Il y a cette très belle scène de début de roman, dont je me souviendrai je pense. Sontag a choisi son sujet. Elle se voit en Pologne, à l'époque. Elle est là, incognito, fantôme. Elle est dans un lieu où l'on fête quelque chose. Et elle découvre ses personnages un à un à qui elle donne un nom et un profil. Elle nous laisse profiter des délices de sa vie imaginaire, de sa capacité créative. Nous y sommes.
C'est avant tout, sans doute, une déclaration d'amour à la folie de l'amérique, à cette énergie qui en déborde, charriant mille laideurs et profusion de stupéfactions, osant tout, abandonnant et remplaçant à peu près tout, tournée vers le futur. Marinah pensait qu'elle voulait retrouver l'authenticité de la vie collective à la ferme, alors que c'est la conquête de l'espace illimité qui l'appelait sans doute. En une époque où (voir Thomas Piketty) l'Amérique est encore relativement égalitaire car terre de gens arrivés là sans rien, terre de puissante immigration, où chacun a d'abord le droit d'oublier le passé.

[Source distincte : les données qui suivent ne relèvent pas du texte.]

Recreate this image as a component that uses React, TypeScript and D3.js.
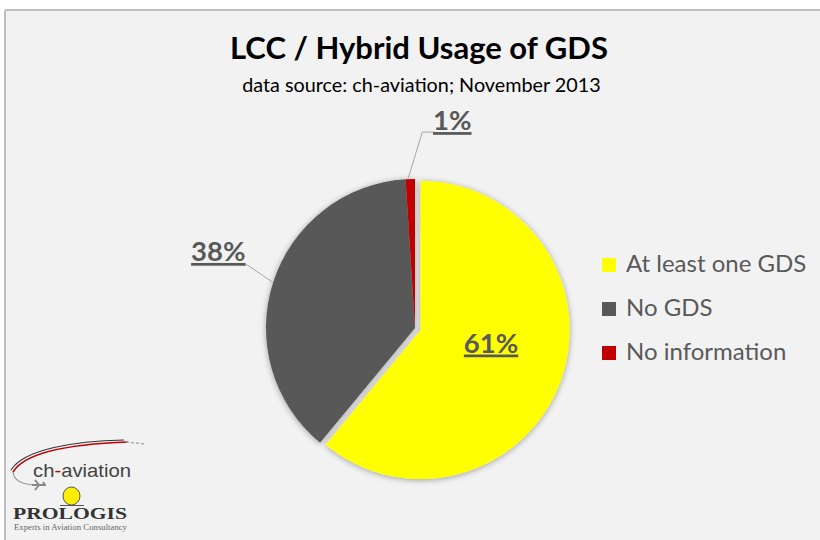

Avancer, espérer, vouloir être ailleurs encore et encore, se transformer inlassablement (comme le petit Piotr, le fils de l'actrice, qui devient bien vite Peter). Tels sont les désirs de ces personnages, à commencer par notre actrice. On est loin de cette célébration du présent qui revient fortement dans notre moment contemporain. Ecumer le monde, tel était alors, en cette époque d'optimisme d'avant la grande guerre, temps d'innovation ardente et de nouvelles frontières, l'esprit du temps.